The airplane was equipped with an attitude indicator, vertical speed indicator, and a turn coordinator. Additionally, the airplane was equipped with a stand-by vacuum system.
At 1019, according to a pilot report (PIREP) from a Cessna 172 airplane over Hotsprings, Arkansas, (approximately 68 miles northeast of DEQ), the cloud cover was reported as scattered to broken layers with tops at 2,500 feet.
At 1153, the weather observation facility at DEQ reported wind variable at 3 knots, visibility 10 statute miles, broken cloud layers at 2,000 feet, 2,800 feet and 3,500 feet, temperature 84 degrees Fahrenheit, dew point 77 degrees Fahrenheit, and an altimeter setting of 30.08 inches of Mercury.
WRECKAGE AND IMPACT INFORMATION
The airplane came to rest in a cow pasture 15 miles southeast of DEQ. According to a GPS receiver, the main wreckage was located at latitude 033 degrees 58.614 minutes North and longitude 094 degrees 14.489 West. The airplane came to rest at the initial impact location on a heading of 350 degrees magnetic. A green navigation lens, a door, a tire, and a section of the leading edge of the right wing came to rest east and south of the main wreckage. The main wreckage, including the propeller, engine, cockpit and cabin area, the right wing, a portion of the left wing, and the empennage were consumed by fire. The leading edge of each wing was compressed aft. The propeller and engine were embedded in the ground. No cockpit readings could be obtained due to the fire and impact damage.
Flight control continuity was verified for the aileron, elevator, elevator trim and rudder control systems. One aileron cable separation was noted; however, the separation point displayed tensile type overload signatures. The elevator trim tab actuating rod was extended 1.3 inches. According to Cessna, a 1.3-inch extension converts to a slightly tab up, or slightly nose down elevator trim. The flaps were found in the retracted position.
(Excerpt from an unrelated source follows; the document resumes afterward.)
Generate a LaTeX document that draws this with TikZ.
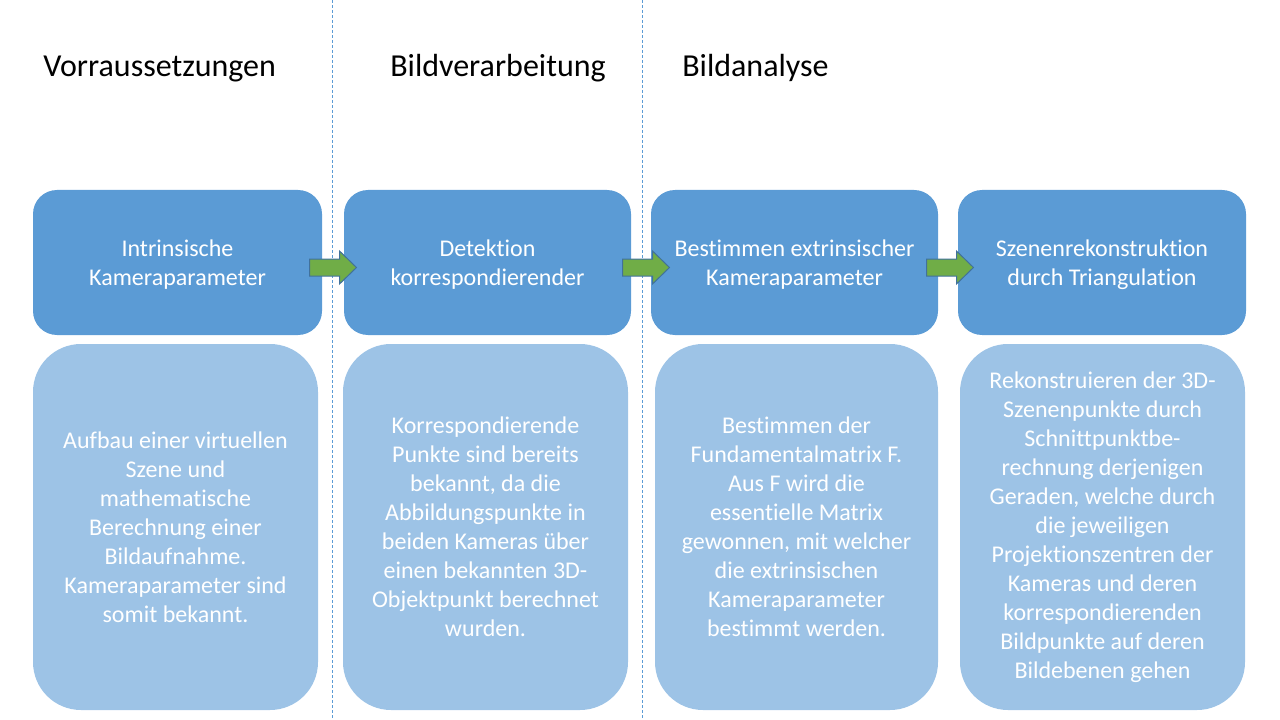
\documentclass[tikz,border=0pt]{standalone}
\usepackage{fontspec}
\setmainfont[Ligatures={NoCommon}]{Carlito}
\usetikzlibrary{calc}
\definecolor{topblue}{HTML}{5B9BD5}
\definecolor{lowblue}{HTML}{9DC3E6}
\definecolor{arrgreen}{HTML}{70AD47}
\definecolor{arrline}{HTML}{41719C}
\definecolor{sepblue}{HTML}{5B9BD5}
\newcommand{\upstrut}{\rule{0pt}{15.5pt}}
\tikzset{
  x=0.75pt, y=-0.75pt,
  topbox/.style={fill=topblue, draw=none, rounded corners=18pt, minimum height=145*0.75pt,
    text=white, align=center, font=\fontsize{18}{21.75}\selectfont, inner sep=0pt},
  lowbox/.style={fill=lowblue, draw=none, rounded corners=36pt, minimum height=366*0.75pt,
    text=white, align=center, font=\fontsize{18}{21.75}\selectfont, inner sep=0pt},
  heading/.style={anchor=base west, font=\fontsize{24}{29}\selectfont, inner sep=0pt},
  blockarrow/.style={fill=arrgreen, draw=arrline, line width=0.75pt, line join=miter},
  sepline/.style={draw=sepblue, line width=0.75pt, dash pattern=on 2.25pt off 1.5pt}
}
\newcommand{\blockarrowat}[1]{%
  \draw[blockarrow] ($(#1)+(-23.5,-8.5)$) -- ($(#1)+(6.5,-8.5)$) -- ($(#1)+(6.5,-16.5)$)
    -- ($(#1)+(23.5,0)$) -- ($(#1)+(6.5,16.5)$) -- ($(#1)+(6.5,8.5)$) -- ($(#1)+(-23.5,8.5)$) -- cycle;}
\begin{document}
\begin{tikzpicture}
\useasboundingbox (0,0) rectangle (1280,720);
\coordinate (s1a) at (332,0); \coordinate (s1b) at (332,720);
\coordinate (s2a) at (642,0); \coordinate (s2b) at (642,720);
\draw[sepline] (s1a) -- (s1b);
\draw[sepline] (s2a) -- (s2b);

\node[heading] (h1) at (43,77) {Vorraussetzungen};
\node[heading] (h2) at (390,77) {Bildverarbeitung};
\node[heading] (h3) at (682,77) {Bildanalyse};

\node[topbox, minimum width=289*0.75pt] (t1) at (177.5,262.5) {\upstrut Intrinsische\\Kameraparameter};
\node[topbox, minimum width=287*0.75pt] (t2) at (487.5,262.5) {\upstrut Detektion\\korrespondierender};
\node[topbox, minimum width=287*0.75pt] (t3) at (794.5,262.5) {\upstrut Bestimmen extrinsischer\\Kameraparameter};
\node[topbox, minimum width=288*0.75pt] (t4) at (1102,262.5) {\upstrut Szenenrekonstruktion\\durch Triangulation};

\node[lowbox, minimum width=285*0.75pt] (b1) at (175.5,527) {Aufbau einer virtuellen\\Szene und\\mathematische\\Berechnung einer\\Bildaufnahme.\\Kameraparameter sind\\somit bekannt.};
\node[lowbox, minimum width=285*0.75pt] (b2) at (485.5,527) {Korrespondierende\\Punkte sind bereits\\bekannt, da die\\Abbildungspunkte in\\beiden Kameras über\\einen bekannten 3D-\\Objektpunkt berechnet\\wurden.};
\node[lowbox, minimum width=283*0.75pt] (b3) at (796.5,527) {Bestimmen der\\Fundamentalmatrix F.\\Aus F wird die\\essentielle Matrix\\gewonnen, mit welcher\\die extrinsischen\\Kameraparameter\\bestimmt werden.};
\node[lowbox, minimum width=285*0.75pt] (b4) at (1102.5,527) {Rekonstruieren der 3D-\\Szenenpunkte durch\\Schnittpunktbe-\\rechnung derjenigen\\Geraden, welche durch\\die jeweiligen\\Projektionszentren der\\Kameras und deren\\korrespondierenden\\Bildpunkte auf deren\\Bildebenen gehen};

\coordinate (a1) at ($(t1.east)!0.5!(t2.west)+(0,5)$);
\coordinate (a2) at ($(t2.east)!0.5!(t3.west)+(5,5)$);
\coordinate (a3) at ($(t3.east)!0.5!(t4.west)+(2,5)$);
\blockarrowat{a1}
\blockarrowat{a2}
\blockarrowat{a3}
\end{tikzpicture}
\end{document}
Prior to removing the engine from its crater, the only visible portion of the engine was the accessory section. The accessory section displayed sooting, thermal damage, and impact damage. The engine and propeller were extricated from the ground and moved to a local facility for an examination.
The propeller hub and governor remained attached to the engine. One propeller blade was separated from the propeller hub and was bent forward 15 degrees at mid-span, displayed face polishing, and no leading edge gouges or nicks. The second blade remained attached to the propeller hub and was bent aft 15 degrees, displayed face polishing, and leading edge gouges and nicks.
The engine remained intact. Both magnetos were disassembled and displayed internal thermal damage. The wet vacuum pump displayed external impact and thermal damage. The pump's drive coupling was seized, but intact. The alternator was destroyed by impact forces and fire. The back case of the oil pump was removed. The pump was lubricated and the gears were intact and did not display signatures consistent with wear. The fuel manifold displayed external impact and heat damage. The manifold was disassembled and its internal spring, diaphragm, and screen were in place, but melted. The fuel metering unit was damaged by impact forces. The fuel screen at the fuel metering unit contained debris which resembled dirt. The fuel pump was removed and opened. The pump's shaft and internal vanes displayed thermal damage and were seized. Crankshaft continuity could not be established due to impact damage.
MEDICAL AND PATHOLOGICAL INFORMATION
The pilot underwent an autopsy at the Arkansas State Crime Laboratory, Little Rock, Arkansas. A toxicology test performed by the FAA's Civil Aeromedical Institute was negative for ethanol and drugs.
The airplane was released to the owner's representative on August 30, 2001.